Copy everything in the listing below word for word, apart from any images.
****************************************
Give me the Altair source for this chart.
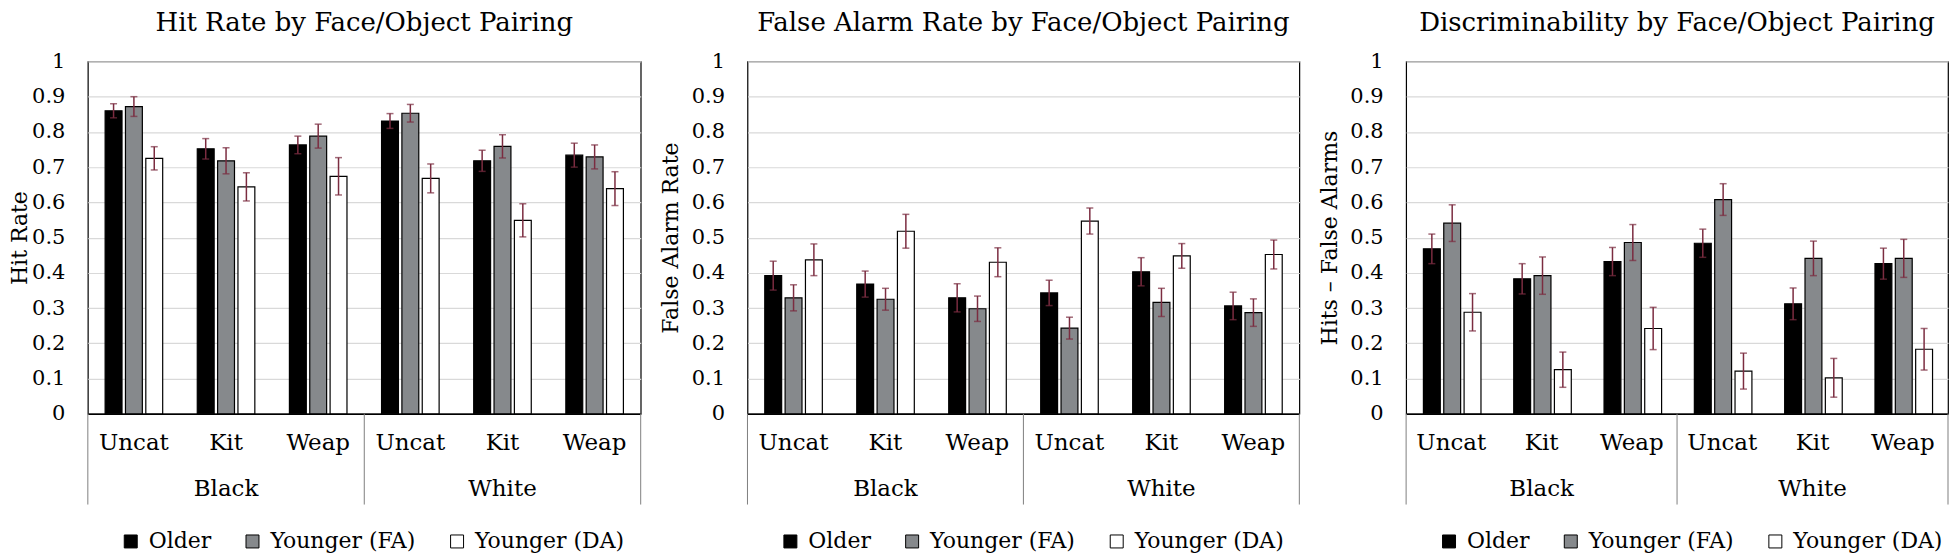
import altair as alt
import pandas as pd

# ---------------- data ----------------
races = ["Black", "White"]
categories = ["Uncat", "Kit", "Weap"]
groups = ["Older", "Younger (FA)", "Younger (DA)"]
cat_keys = [f"{r}|{c}" for r in races for c in categories]

# order of each list follows cat_keys
hit_older = [0.860, 0.752, 0.763, 0.831, 0.718, 0.734]
hit_fa = [0.872, 0.718, 0.788, 0.853, 0.759, 0.729]
hit_da = [0.725, 0.644, 0.674, 0.668, 0.549, 0.639]
hit_err_older = [0.020, 0.029, 0.025, 0.021, 0.030, 0.034]
hit_err_fa = [0.028, 0.037, 0.034, 0.025, 0.033, 0.034]
hit_err_da = [0.033, 0.040, 0.053, 0.041, 0.047, 0.048]

fa_older = [0.392, 0.368, 0.329, 0.343, 0.403, 0.306]
fa_fa = [0.329, 0.325, 0.298, 0.243, 0.316, 0.287]
fa_da = [0.437, 0.518, 0.430, 0.547, 0.448, 0.452]
fa_err_older = [0.041, 0.037, 0.040, 0.036, 0.040, 0.039]
fa_err_fa = [0.037, 0.031, 0.036, 0.031, 0.040, 0.039]
fa_err_da = [0.045, 0.048, 0.041, 0.037, 0.035, 0.041]

d_older = [0.468, 0.383, 0.432, 0.484, 0.312, 0.426]
d_fa = [0.541, 0.392, 0.486, 0.608, 0.441, 0.441]
d_da = [0.288, 0.125, 0.242, 0.121, 0.102, 0.183]
d_err_older = [0.042, 0.043, 0.040, 0.040, 0.045, 0.044]
d_err_fa = [0.052, 0.053, 0.051, 0.045, 0.049, 0.054]
d_err_da = [0.053, 0.050, 0.060, 0.051, 0.055, 0.059]

y_ticks = [0, 0.1, 0.2, 0.3, 0.4, 0.5, 0.6, 0.7, 0.8, 0.9, 1]
group_label_keys = ["Black|Kit", "White|Kit"]

FONT = "DejaVu Serif"
ERR = "#7b2c40"
H = 353


def panel(title, ytitle, vals, errs, width, title_x):
    rows = []
    for gi, g in enumerate(groups):
        for ci, ck in enumerate(cat_keys):
            v = vals[gi][ci]
            e = errs[gi][ci]
            rows.append(dict(cat=ck, grp=g, val=v, lo=v - e, hi=v + e))
    df = pd.DataFrame(rows)

    xscale = alt.Scale(domain=cat_keys, paddingInner=0, paddingOuter=0)
    xaxis = alt.Axis(title=None, labelExpr="split(datum.label, '|')[1]",
                     ticks=False, domain=True, domainColor="black",
                     domainWidth=1.5, labelFontSize=23, labelPadding=18,
                     labelAngle=0, grid=False, labelColor="black",
                     labelFont=FONT)
    xoff = alt.XOffset("grp:N", scale=alt.Scale(domain=groups, paddingInner=0.17,
                                                paddingOuter=0.85))
    yaxis = alt.Axis(title=ytitle, values=y_ticks, format="~g", grid=True,
                     tickCount=len(y_ticks) + 5, labelOverlap=False,
                     gridColor="#d9d9d9", gridWidth=1.2, domain=False,
                     ticks=False, labelFontSize=21, labelPadding=23,
                     labelColor="black", labelFont=FONT,
                     titleFontSize=22, titleFont=FONT, titleColor="black",
                     titleFontWeight="normal", titleX=title_x, titleY=H / 2,
                     titleAngle=-90, titleAlign="center",
                     titleBaseline="middle")
    yscale = alt.Scale(domain=[0, 1], nice=False, zero=True)

    color = alt.Color("grp:N",
                      scale=alt.Scale(domain=groups,
                                      range=["#000000", "#86898c", "#ffffff"]),
                      legend=alt.Legend(title=None, orient="none", legendX=32,
                                        legendY=470, direction="horizontal",
                                        symbolType="square", symbolSize=169,
                                        symbolStrokeColor="black",
                                        symbolStrokeWidth=1, labelFontSize=22,
                                        labelFont=FONT, labelColor="black",
                                        labelOffset=7, columnPadding=30))

    base = alt.Chart(df)
    bars = base.mark_bar(stroke="black", strokeWidth=1.2).encode(
        x=alt.X("cat:N", scale=xscale, axis=xaxis, sort=cat_keys),
        xOffset=xoff,
        y=alt.Y("val:Q", scale=yscale, axis=yaxis),
        color=color,
    )
    err = base.mark_rule(color=ERR, strokeWidth=1.5).encode(
        x=alt.X("cat:N", scale=xscale, axis=xaxis, sort=cat_keys), xOffset=xoff,
        y=alt.Y("lo:Q", scale=yscale, axis=yaxis), y2="hi:Q")
    cap_lo = base.mark_tick(color=ERR, size=7, thickness=1.5).encode(
        x=alt.X("cat:N", scale=xscale, axis=xaxis, sort=cat_keys), xOffset=xoff,
        y=alt.Y("lo:Q", scale=yscale, axis=yaxis))
    cap_hi = base.mark_tick(color=ERR, size=7, thickness=1.5).encode(
        x=alt.X("cat:N", scale=xscale, axis=xaxis, sort=cat_keys), xOffset=xoff,
        y=alt.Y("hi:Q", scale=yscale, axis=yaxis))

    div_left = pd.DataFrame({"cat": [cat_keys[0], cat_keys[3]]})
    div_right = pd.DataFrame({"cat": [cat_keys[5]]})
    rule_l = alt.Chart(div_left).mark_rule(color="#7f7f7f", strokeWidth=1).encode(
        x=alt.X("cat:N", bandPosition=0, scale=xscale, axis=xaxis, sort=cat_keys),
        y=alt.value(H), y2=alt.value(H + 91))
    rule_r = alt.Chart(div_right).mark_rule(color="#7f7f7f", strokeWidth=1).encode(
        x=alt.X("cat:N", bandPosition=1, scale=xscale, axis=xaxis, sort=cat_keys),
        y=alt.value(H), y2=alt.value(H + 91))

    glab = pd.DataFrame({"cat": group_label_keys, "label": races})
    gtext = alt.Chart(glab).mark_text(fontSize=23, font=FONT, color="black",
                                      baseline="middle").encode(
        x=alt.X("cat:N", scale=xscale, axis=xaxis, sort=cat_keys),
        y=alt.value(H + 75), text="label:N")

    return alt.layer(bars, err, cap_lo, cap_hi, rule_l, rule_r, gtext).properties(
        width=width, height=H,
        title=alt.TitleParams(title, fontSize=26, fontWeight="normal",
                              font=FONT, color="black", offset=15,
                              anchor="middle"))


p1 = panel("Hit Rate by Face/Object Pairing", "Hit Rate",
           [hit_older, hit_fa, hit_da], [hit_err_older, hit_err_fa, hit_err_da],
           554, -68)
p2 = panel("False Alarm Rate by Face/Object Pairing", "False Alarm Rate",
           [fa_older, fa_fa, fa_da], [fa_err_older, fa_err_fa, fa_err_da],
           553, -77)
p3 = panel("Discriminability by Face/Object Pairing", "Hits \u2013 False Alarms",
           [d_older, d_fa, d_da], [d_err_older, d_err_fa, d_err_da],
           543, -77)

chart = alt.hconcat(p1, p2, p3, spacing=16).resolve_scale(
    color="independent", x="independent", y="independent"
).resolve_legend(color="independent").properties(padding=0).configure(
    font=FONT
).configure_view(stroke="black", strokeWidth=1.2)

chart.save("out.html", embed_options={"renderer": "svg", "actions": False})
****************************************
RESULT BELOW:
Give me the Altair source for this chart.
import altair as alt
import pandas as pd

# ---------------- data ----------------
races = ["Black", "White"]
categories = ["Uncat", "Kit", "Weap"]
groups = ["Older", "Younger (FA)", "Younger (DA)"]
cat_keys = [f"{r}|{c}" for r in races for c in categories]

# order of each list follows cat_keys
hit_older = [0.860, 0.752, 0.763, 0.831, 0.718, 0.734]
hit_fa = [0.872, 0.718, 0.788, 0.853, 0.759, 0.729]
hit_da = [0.725, 0.644, 0.674, 0.668, 0.549, 0.639]
hit_err_older = [0.020, 0.029, 0.025, 0.021, 0.030, 0.034]
hit_err_fa = [0.028, 0.037, 0.034, 0.025, 0.033, 0.034]
hit_err_da = [0.033, 0.040, 0.053, 0.041, 0.047, 0.048]

fa_older = [0.392, 0.368, 0.329, 0.343, 0.403, 0.306]
fa_fa = [0.329, 0.325, 0.298, 0.243, 0.316, 0.287]
fa_da = [0.437, 0.518, 0.430, 0.547, 0.448, 0.452]
fa_err_older = [0.041, 0.037, 0.040, 0.036, 0.040, 0.039]
fa_err_fa = [0.037, 0.031, 0.036, 0.031, 0.040, 0.039]
fa_err_da = [0.045, 0.048, 0.041, 0.037, 0.035, 0.041]

d_older = [0.468, 0.383, 0.432, 0.484, 0.312, 0.426]
d_fa = [0.541, 0.392, 0.486, 0.608, 0.441, 0.441]
d_da = [0.288, 0.125, 0.242, 0.121, 0.102, 0.183]
d_err_older = [0.042, 0.043, 0.040, 0.040, 0.045, 0.044]
d_err_fa = [0.052, 0.053, 0.051, 0.045, 0.049, 0.054]
d_err_da = [0.053, 0.050, 0.060, 0.051, 0.055, 0.059]

y_ticks = [0, 0.1, 0.2, 0.3, 0.4, 0.5, 0.6, 0.7, 0.8, 0.9, 1]
group_label_keys = ["Black|Kit", "White|Kit"]

FONT = "DejaVu Serif"
ERR = "#7b2c40"
H = 353


def panel(title, ytitle, vals, errs, width, title_x):
    rows = []
    for gi, g in enumerate(groups):
        for ci, ck in enumerate(cat_keys):
            v = vals[gi][ci]
            e = errs[gi][ci]
            rows.append(dict(cat=ck, grp=g, val=v, lo=v - e, hi=v + e))
    df = pd.DataFrame(rows)

    xscale = alt.Scale(domain=cat_keys, paddingInner=0, paddingOuter=0)
    xaxis = alt.Axis(title=None, labelExpr="split(datum.label, '|')[1]",
                     ticks=False, domain=True, domainColor="black",
                     domainWidth=1.5, labelFontSize=23, labelPadding=18,
                     labelAngle=0, grid=False, labelColor="black",
                     labelFont=FONT)
    xoff = alt.XOffset("grp:N", scale=alt.Scale(domain=groups, paddingInner=0.17,
                                                paddingOuter=0.85))
    yaxis = alt.Axis(title=ytitle, values=y_ticks, format="~g", grid=True,
                     tickCount=len(y_ticks) + 5, labelOverlap=False,
                     gridColor="#d9d9d9", gridWidth=1.2, domain=False,
                     ticks=False, labelFontSize=21, labelPadding=23,
                     labelColor="black", labelFont=FONT,
                     titleFontSize=22, titleFont=FONT, titleColor="black",
                     titleFontWeight="normal", titleX=title_x, titleY=H / 2,
                     titleAngle=-90, titleAlign="center",
                     titleBaseline="middle")
    yscale = alt.Scale(domain=[0, 1], nice=False, zero=True)

    color = alt.Color("grp:N",
                      scale=alt.Scale(domain=groups,
                                      range=["#000000", "#86898c", "#ffffff"]),
                      legend=alt.Legend(title=None, orient="none", legendX=32,
                                        legendY=470, direction="horizontal",
                                        symbolType="square", symbolSize=169,
                                        symbolStrokeColor="black",
                                        symbolStrokeWidth=1, labelFontSize=22,
                                        labelFont=FONT, labelColor="black",
                                        labelOffset=7, columnPadding=30))

    base = alt.Chart(df)
    bars = base.mark_bar(stroke="black", strokeWidth=1.2).encode(
        x=alt.X("cat:N", scale=xscale, axis=xaxis, sort=cat_keys),
        xOffset=xoff,
        y=alt.Y("val:Q", scale=yscale, axis=yaxis),
        color=color,
    )
    err = base.mark_rule(color=ERR, strokeWidth=1.5).encode(
        x=alt.X("cat:N", scale=xscale, axis=xaxis, sort=cat_keys), xOffset=xoff,
        y=alt.Y("lo:Q", scale=yscale, axis=yaxis), y2="hi:Q")
    cap_lo = base.mark_tick(color=ERR, size=7, thickness=1.5).encode(
        x=alt.X("cat:N", scale=xscale, axis=xaxis, sort=cat_keys), xOffset=xoff,
        y=alt.Y("lo:Q", scale=yscale, axis=yaxis))
    cap_hi = base.mark_tick(color=ERR, size=7, thickness=1.5).encode(
        x=alt.X("cat:N", scale=xscale, axis=xaxis, sort=cat_keys), xOffset=xoff,
        y=alt.Y("hi:Q", scale=yscale, axis=yaxis))

    div_left = pd.DataFrame({"cat": [cat_keys[0], cat_keys[3]]})
    div_right = pd.DataFrame({"cat": [cat_keys[5]]})
    rule_l = alt.Chart(div_left).mark_rule(color="#7f7f7f", strokeWidth=1).encode(
        x=alt.X("cat:N", bandPosition=0, scale=xscale, axis=xaxis, sort=cat_keys),
        y=alt.value(H), y2=alt.value(H + 91))
    rule_r = alt.Chart(div_right).mark_rule(color="#7f7f7f", strokeWidth=1).encode(
        x=alt.X("cat:N", bandPosition=1, scale=xscale, axis=xaxis, sort=cat_keys),
        y=alt.value(H), y2=alt.value(H + 91))

    glab = pd.DataFrame({"cat": group_label_keys, "label": races})
    gtext = alt.Chart(glab).mark_text(fontSize=23, font=FONT, color="black",
                                      baseline="middle").encode(
        x=alt.X("cat:N", scale=xscale, axis=xaxis, sort=cat_keys),
        y=alt.value(H + 75), text="label:N")

    return alt.layer(bars, err, cap_lo, cap_hi, rule_l, rule_r, gtext).properties(
        width=width, height=H,
        title=alt.TitleParams(title, fontSize=26, fontWeight="normal",
                              font=FONT, color="black", offset=15,
                              anchor="middle"))


p1 = panel("Hit Rate by Face/Object Pairing", "Hit Rate",
           [hit_older, hit_fa, hit_da], [hit_err_older, hit_err_fa, hit_err_da],
           554, -68)
p2 = panel("False Alarm Rate by Face/Object Pairing", "False Alarm Rate",
           [fa_older, fa_fa, fa_da], [fa_err_older, fa_err_fa, fa_err_da],
           553, -77)
p3 = panel("Discriminability by Face/Object Pairing", "Hits \u2013 False Alarms",
           [d_older, d_fa, d_da], [d_err_older, d_err_fa, d_err_da],
           543, -77)

chart = alt.hconcat(p1, p2, p3, spacing=16).resolve_scale(
    color="independent", x="independent", y="independent"
).resolve_legend(color="independent").properties(padding=0).configure(
    font=FONT
).configure_view(stroke="black", strokeWidth=1.2)

chart.save("out.html", embed_options={"renderer": "svg", "actions": False})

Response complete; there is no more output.